(Stated problem): Skip the pictures. Transcribe the rest of the data below without changing a word.

▽

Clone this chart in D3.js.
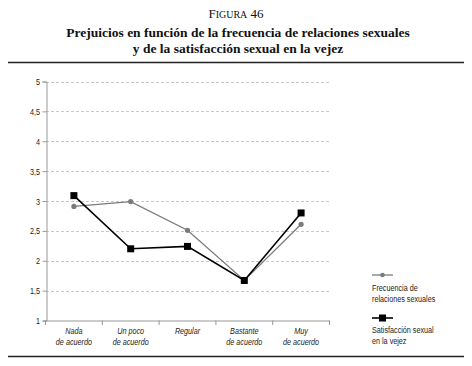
<!DOCTYPE html>
<html><head><meta charset="utf-8">
<script src="https://cdn.jsdelivr.net/npm/d3@7"></script>
<style>
body{margin:0;background:#fff;}
svg{display:block;}
</style></head>
<body>
<script>
const categories = [["Nada","de acuerdo"],["Un poco","de acuerdo"],["Regular"],["Bastante","de acuerdo"],["Muy","de acuerdo"]];
const frecuencia = [2.91, 2.99, 2.51, 1.67, 2.61];
const satisfaccion = [3.09, 2.20, 2.24, 1.67, 2.80];
const yTicks = [1, 1.5, 2, 2.5, 3, 3.5, 4, 4.5, 5];
const seriesNames = [["Frecuencia de","relaciones sexuales"],["Satisfacción sexual","en la vejez"]];

const W = 472, H = 366;
const svg = d3.select("body").append("svg").attr("width", W).attr("height", H);

const serif = "'Liberation Serif','Times New Roman',serif";
const sans = "'Liberation Sans',Arial,sans-serif";
const SX = 0.76; // horizontal condensing to mimic Arial Narrow

function narrowText(g, x0, y0, lines, opts) {
  const t = g.append("text")
    .attr("transform", `translate(${x0},${y0}) scale(${SX},1)`)
    .attr("text-anchor", opts.anchor || "start")
    .attr("font-family", sans).attr("font-size", opts.size || 9.5)
    .attr("font-style", opts.italic ? "italic" : null)
    .attr("fill", "#222");
  lines.forEach((s, i) => t.append("tspan").attr("x", 0).attr("y", i * (opts.lh || 11.5)).text(s));
  return t;
}

// Title
const t1 = svg.append("text").attr("x", 236).attr("y", 18).attr("text-anchor","middle")
  .attr("font-family", serif).attr("font-size", 13).attr("fill","#111");
t1.append("tspan").text("F");
t1.append("tspan").attr("font-size", 10).text("IGURA");
t1.append("tspan").text(" 46");
svg.append("text").attr("x",238).attr("y",37).attr("text-anchor","middle")
  .attr("font-family",serif).attr("font-weight","bold").attr("font-size",13.5).attr("fill","#111")
  .text("Prejuicios en función de la frecuencia de relaciones sexuales");
svg.append("text").attr("x",238).attr("y",53).attr("text-anchor","middle")
  .attr("font-family",serif).attr("font-weight","bold").attr("font-size",13.5).attr("fill","#111")
  .text("y de la satisfacción sexual en la vejez");
svg.append("line").attr("x1",8).attr("x2",464).attr("y1",62.5).attr("y2",62.5).attr("stroke","#222").attr("stroke-width",1.6);
svg.append("line").attr("x1",8).attr("x2",464).attr("y1",356.5).attr("y2",356.5).attr("stroke","#222").attr("stroke-width",1.6);

const x = d3.scaleBand().domain(d3.range(categories.length)).range([45.5, 329.5]);
const y = d3.scaleLinear().domain([1,5]).range([320.5, 81.5]);

// grid
svg.append("g").selectAll("line").data(yTicks.filter(d=>d>1)).join("line")
  .attr("x1",46).attr("x2",330).attr("y1",d=>Math.round(y(d))+0.5).attr("y2",d=>Math.round(y(d))+0.5)
  .attr("stroke","#c8c8c8").attr("stroke-dasharray","3,2").attr("stroke-width",1);

// y axis
const ya = svg.append("g").attr("transform","translate(46.5,0)")
  .call(d3.axisLeft(y).tickValues(yTicks).tickSize(4).tickFormat(""));
ya.select(".domain").attr("stroke","#999");
ya.selectAll(".tick line").attr("stroke","#999");
const yl = svg.append("g");
yTicks.forEach(v => narrowText(yl, 40, y(v) + 3.5, [String(v).replace(".", ",")], {anchor: "end", size: 9.5}));

// x axis
const xa = svg.append("g").attr("transform","translate(0,320.5)")
  .call(d3.axisBottom(x).tickValues([]).tickSizeOuter(0));
xa.select(".domain").attr("stroke","#999");
const bounds = d3.range(categories.length+1).map(i => i<categories.length ? x(i) : x(i-1)+x.bandwidth());
svg.append("g").selectAll("line").data(bounds).join("line")
  .attr("x1",d=>d).attr("x2",d=>d).attr("y1",320.5).attr("y2",325).attr("stroke","#999");
const xl = svg.append("g");
categories.forEach((c, i) => narrowText(xl, x(i) + x.bandwidth()/2, 334, c, {anchor: "middle", italic: true, size: 9.5, lh: 11}));

const cx = i => x(i)+x.bandwidth()/2;
const line = d3.line().x((d,i)=>cx(i)).y(d=>y(d));

// frecuencia (grey)
svg.append("path").attr("d",line(frecuencia)).attr("fill","none").attr("stroke","#7a7a7a").attr("stroke-width",1.3);
svg.append("g").selectAll("circle").data(frecuencia).join("circle")
  .attr("cx",(d,i)=>cx(i)).attr("cy",d=>y(d)).attr("r",2.6).attr("fill","#7a7a7a");

// satisfaccion (black)
svg.append("path").attr("d",line(satisfaccion)).attr("fill","none").attr("stroke","#000").attr("stroke-width",1.6);
svg.append("g").selectAll("rect").data(satisfaccion).join("rect")
  .attr("x",(d,i)=>cx(i)-3.5).attr("y",d=>y(d)-3.5).attr("width",7).attr("height",7).attr("fill","#000");

// legend
const lg = svg.append("g");
lg.append("line").attr("x1",372).attr("x2",393).attr("y1",275).attr("y2",275).attr("stroke","#7a7a7a").attr("stroke-width",1.3);
lg.append("circle").attr("cx",382.5).attr("cy",275).attr("r",2.3).attr("fill","#7a7a7a");
lg.append("line").attr("x1",372).attr("x2",393).attr("y1",318).attr("y2",318).attr("stroke","#000").attr("stroke-width",1.6);
lg.append("rect").attr("x",379).attr("y",314.5).attr("width",7).attr("height",7).attr("fill","#000");
narrowText(lg, 372, 291, seriesNames[0], {size: 9.5, lh: 11});
narrowText(lg, 372, 333, seriesNames[1], {size: 9.5, lh: 11});
</script>
</body></html>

△

(Finished task):
Clone this chart in D3.js.
<!DOCTYPE html>
<html><head><meta charset="utf-8">
<script src="https://cdn.jsdelivr.net/npm/d3@7"></script>
<style>
body{margin:0;background:#fff;}
svg{display:block;}
</style></head>
<body>
<script>
const categories = [["Nada","de acuerdo"],["Un poco","de acuerdo"],["Regular"],["Bastante","de acuerdo"],["Muy","de acuerdo"]];
const frecuencia = [2.91, 2.99, 2.51, 1.67, 2.61];
const satisfaccion = [3.09, 2.20, 2.24, 1.67, 2.80];
const yTicks = [1, 1.5, 2, 2.5, 3, 3.5, 4, 4.5, 5];
const seriesNames = [["Frecuencia de","relaciones sexuales"],["Satisfacción sexual","en la vejez"]];

const W = 472, H = 366;
const svg = d3.select("body").append("svg").attr("width", W).attr("height", H);

const serif = "'Liberation Serif','Times New Roman',serif";
const sans = "'Liberation Sans',Arial,sans-serif";
const SX = 0.76; // horizontal condensing to mimic Arial Narrow

function narrowText(g, x0, y0, lines, opts) {
  const t = g.append("text")
    .attr("transform", `translate(${x0},${y0}) scale(${SX},1)`)
    .attr("text-anchor", opts.anchor || "start")
    .attr("font-family", sans).attr("font-size", opts.size || 9.5)
    .attr("font-style", opts.italic ? "italic" : null)
    .attr("fill", "#222");
  lines.forEach((s, i) => t.append("tspan").attr("x", 0).attr("y", i * (opts.lh || 11.5)).text(s));
  return t;
}

// Title
const t1 = svg.append("text").attr("x", 236).attr("y", 18).attr("text-anchor","middle")
  .attr("font-family", serif).attr("font-size", 13).attr("fill","#111");
t1.append("tspan").text("F");
t1.append("tspan").attr("font-size", 10).text("IGURA");
t1.append("tspan").text(" 46");
svg.append("text").attr("x",238).attr("y",37).attr("text-anchor","middle")
  .attr("font-family",serif).attr("font-weight","bold").attr("font-size",13.5).attr("fill","#111")
  .text("Prejuicios en función de la frecuencia de relaciones sexuales");
svg.append("text").attr("x",238).attr("y",53).attr("text-anchor","middle")
  .attr("font-family",serif).attr("font-weight","bold").attr("font-size",13.5).attr("fill","#111")
  .text("y de la satisfacción sexual en la vejez");
svg.append("line").attr("x1",8).attr("x2",464).attr("y1",62.5).attr("y2",62.5).attr("stroke","#222").attr("stroke-width",1.6);
svg.append("line").attr("x1",8).attr("x2",464).attr("y1",356.5).attr("y2",356.5).attr("stroke","#222").attr("stroke-width",1.6);

const x = d3.scaleBand().domain(d3.range(categories.length)).range([45.5, 329.5]);
const y = d3.scaleLinear().domain([1,5]).range([320.5, 81.5]);

// grid
svg.append("g").selectAll("line").data(yTicks.filter(d=>d>1)).join("line")
  .attr("x1",46).attr("x2",330).attr("y1",d=>Math.round(y(d))+0.5).attr("y2",d=>Math.round(y(d))+0.5)
  .attr("stroke","#c8c8c8").attr("stroke-dasharray","3,2").attr("stroke-width",1);

// y axis
const ya = svg.append("g").attr("transform","translate(46.5,0)")
  .call(d3.axisLeft(y).tickValues(yTicks).tickSize(4).tickFormat(""));
ya.select(".domain").attr("stroke","#999");
ya.selectAll(".tick line").attr("stroke","#999");
const yl = svg.append("g");
yTicks.forEach(v => narrowText(yl, 40, y(v) + 3.5, [String(v).replace(".", ",")], {anchor: "end", size: 9.5}));

// x axis
const xa = svg.append("g").attr("transform","translate(0,320.5)")
  .call(d3.axisBottom(x).tickValues([]).tickSizeOuter(0));
xa.select(".domain").attr("stroke","#999");
const bounds = d3.range(categories.length+1).map(i => i<categories.length ? x(i) : x(i-1)+x.bandwidth());
svg.append("g").selectAll("line").data(bounds).join("line")
  .attr("x1",d=>d).attr("x2",d=>d).attr("y1",320.5).attr("y2",325).attr("stroke","#999");
const xl = svg.append("g");
categories.forEach((c, i) => narrowText(xl, x(i) + x.bandwidth()/2, 334, c, {anchor: "middle", italic: true, size: 9.5, lh: 11}));

const cx = i => x(i)+x.bandwidth()/2;
const line = d3.line().x((d,i)=>cx(i)).y(d=>y(d));

// frecuencia (grey)
svg.append("path").attr("d",line(frecuencia)).attr("fill","none").attr("stroke","#7a7a7a").attr("stroke-width",1.3);
svg.append("g").selectAll("circle").data(frecuencia).join("circle")
  .attr("cx",(d,i)=>cx(i)).attr("cy",d=>y(d)).attr("r",2.6).attr("fill","#7a7a7a");

// satisfaccion (black)
svg.append("path").attr("d",line(satisfaccion)).attr("fill","none").attr("stroke","#000").attr("stroke-width",1.6);
svg.append("g").selectAll("rect").data(satisfaccion).join("rect")
  .attr("x",(d,i)=>cx(i)-3.5).attr("y",d=>y(d)-3.5).attr("width",7).attr("height",7).attr("fill","#000");

// legend
const lg = svg.append("g");
lg.append("line").attr("x1",372).attr("x2",393).attr("y1",275).attr("y2",275).attr("stroke","#7a7a7a").attr("stroke-width",1.3);
lg.append("circle").attr("cx",382.5).attr("cy",275).attr("r",2.3).attr("fill","#7a7a7a");
lg.append("line").attr("x1",372).attr("x2",393).attr("y1",318).attr("y2",318).attr("stroke","#000").attr("stroke-width",1.6);
lg.append("rect").attr("x",379).attr("y",314.5).attr("width",7).attr("height",7).attr("fill","#000");
narrowText(lg, 372, 291, seriesNames[0], {size: 9.5, lh: 11});
narrowText(lg, 372, 333, seriesNames[1], {size: 9.5, lh: 11});
</script>
</body></html>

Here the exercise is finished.